While there was a lot of criticism of Google’s approach, it was justifiably hailed as a disruptive move by Google in what had become a fairly stagnant accessories market. Philip Torrone hit the right note when he speculated that this might mean the end of Apple’s restrictive MFi program.

I’ve talked about the Arduino here before. It allows rapid, cheap prototyping for embedded systems. Making Android the default platform for development of novel hardware was a brilliant move by Google. Maybe just a little too brilliant.

The counterattack by Apple

Around the middle of the year, right in the middle of Apple’s WWDC conference, I was approached by Redpark and sworn to secrecy. Apple was on the brink of approving a serial cable for iOS that they would let Redpark sell into the hobbyist market.

I’d known about the existence of the cable since the preceding November with the release of the SkyWire telescope control kit. I’d begged Redpark for developer access to their cable, and after signing a thick stack of NDAs, I got my hands on one around mid-December. At the time there seemed little chance of Apple ever approving the cable except for specific use cases where the cable and an accompanying iOS application were approved together as part of the MFi program — exactly as Apple had for Skywire for telescopes and Cisco had for networking gear.

The news that the cable might soon be generally available to hobbyists was surprising. Despite Apple’s beginnings — and the large community of indie developers surrounding its products — the hobbyist market isn’t something Apple is known for caring about these days. Quite the opposite: Apple is notorious for keeping its products as closed as possible.

Controlling an Arduino with an iPhone.

Close on the heels of Google’s ADK announcement, Apple’s sudden enthusiasm was suspiciously timed. Someone high up at Apple had obviously realized the disruptive nature of the ADK and this was their response, their counter-attack. Despite the Android ADK actually being an Arduino, it was now easier to talk to an Arduino from iOS using Redpark’s cable than it was to talk to an Arduino from Android.

The long war

The Android ADK board is only now appearing in large numbers as the open hardware community gears up to produce compatible boards cheaper than Google’s ruinously expensive initial batch of “official” developer boards. The Redpark cable also faced supply issues, with the initial production run selling out on the Maker Shed within a few days. We’re only now seeing it in larger volumes. So, despite appearances, it’s still the early days.

Discussing the Redpark cable at OSCON 2011.

I think the availability of both these products is going to prove to be amazingly disruptive in the longer term. After spending two days at the recent World Maker Faire in New York, I know there’s a lot of enthusiasm inside the Maker community for that disruption — and Apple may have the edge.

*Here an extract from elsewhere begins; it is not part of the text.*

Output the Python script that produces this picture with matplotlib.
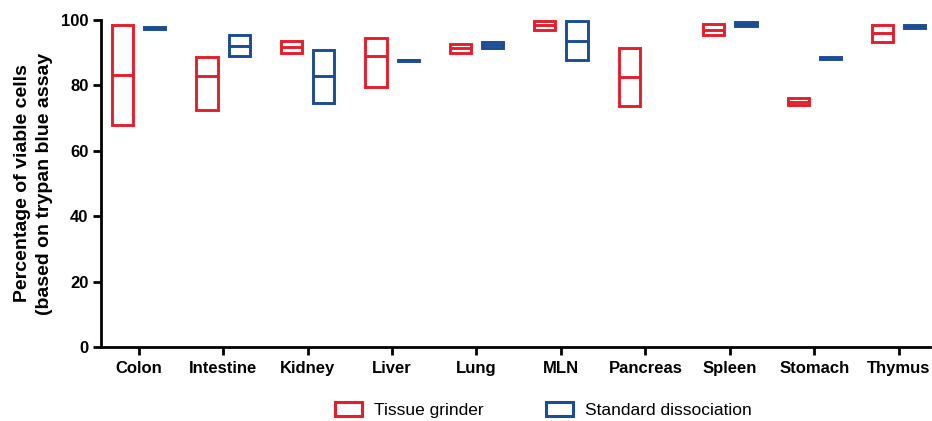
import matplotlib
matplotlib.use("Agg")
import matplotlib.pyplot as plt
import numpy as np
from matplotlib.patches import Rectangle

categories = ["Colon", "Intestine", "Kidney", "Liver", "Lung", "MLN",
              "Pancreas", "Spleen", "Stomach", "Thymus"]

# Tissue grinder: min, max, mean
grinder_min = [67.8, 72.6, 90.0, 79.4, 90.0, 97.0, 73.6, 95.4, 74.0, 93.2]
grinder_max = [98.6, 88.6, 93.5, 94.6, 92.6, 99.6, 91.5, 98.7, 76.0, 98.6]
grinder_mean = [83.2, 82.9, 91.8, 89.0, 91.3, 98.4, 82.5, 96.9, 75.0, 95.9]

# Standard dissociation: min, max, mean (None = not measured)
standard_min = [97.2, 89.0, 74.5, 87.6, 91.4, 87.8, None, 98.2, 88.2, 97.6]
standard_max = [97.8, 95.3, 90.8, 87.9, 93.2, 99.7, None, 99.4, 88.6, 98.4]
standard_mean = [97.5, 92.1, 82.9, 87.75, 92.3, 93.7, None, 98.8, 88.4, 98.0]

series_labels = ["Tissue grinder", "Standard dissociation"]
y_ticks = [0, 20, 40, 60, 80, 100]

RED = "#E41F2B"
BLUE = "#1C4C94"

plt.rcParams['font.family'] = ['Liberation Sans', 'DejaVu Sans']

fig = plt.figure(figsize=(9.32, 4.21), dpi=100)
ax = fig.add_axes([101/932, 1 - 347/421, 1 - 101/932 - 0.002, (347 - 20)/421])

x = np.arange(len(categories))
off = 0.19
w = 0.25
lw = 2.1

def draw(xs, mins, maxs, means, color, label):
    first = True
    for xi, lo, hi, mu in zip(xs, mins, maxs, means):
        if lo is None:
            continue
        ax.bar(xi, hi - lo, bottom=lo, width=w, fill=False, edgecolor=color,
               linewidth=lw, label=label if first else None)
        ax.hlines(mu, xi - w/2, xi + w/2, color=color, linewidth=lw)
        first = False

draw(x - off, grinder_min, grinder_max, grinder_mean, RED, series_labels[0])
draw(x + off, standard_min, standard_max, standard_mean, BLUE, series_labels[1])

ax.set_xlim(-0.445, 9.37)
ax.set_ylim(0, 100)
ax.set_yticks(y_ticks)
ax.set_xticks(x)
ax.set_xticklabels(categories, fontweight='bold', fontsize=12)
for t in ax.get_yticklabels():
    t.set_fontweight('bold')
    t.set_fontsize(12)

for s in ['top', 'right']:
    ax.spines[s].set_visible(False)
for s in ['left', 'bottom']:
    ax.spines[s].set_linewidth(2)
ax.tick_params(axis='both', width=2, length=6, direction='out')
ax.tick_params(axis='x', pad=4)
ax.tick_params(axis='y', pad=3)

ax.set_ylabel("Percentage of viable cells\n(based on trypan blue assay",
              fontweight='bold', fontsize=14, labelpad=6, linespacing=1.35)

handles = [Rectangle((0, 0), 1, 1, fill=False, edgecolor=RED, linewidth=2.2),
           Rectangle((0, 0), 1, 1, fill=False, edgecolor=BLUE, linewidth=2.2)]
fig.legend(handles, series_labels, loc='center', ncol=2, frameon=False,
           bbox_to_anchor=(0.583, 0.026), fontsize=12.5, handlelength=1.55,
           handleheight=0.86, columnspacing=3.6, handletextpad=0.7)

fig.savefig("out.png", dpi=100)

Because of Apple’s policy restrictions, you can only develop applications that work with Redpark’s cable for your own personal use or for distribution inside an enterprise environment without going through the MFi program. The ease of use and popularity of the iOS platform with developers means there will still be a big uptake, and after a few people struggle through the process, I think that, with time, the cable will spell the end of the MFi program.

Over the next couple of years, we’ll be seeing some real innovation in the external accessory product space. Rapid prototyping combined with ease of access to increasingly powerful mobile platforms means that the next mobile war, and the next big thing of a real ubiquitous computing environment, is just around the corner.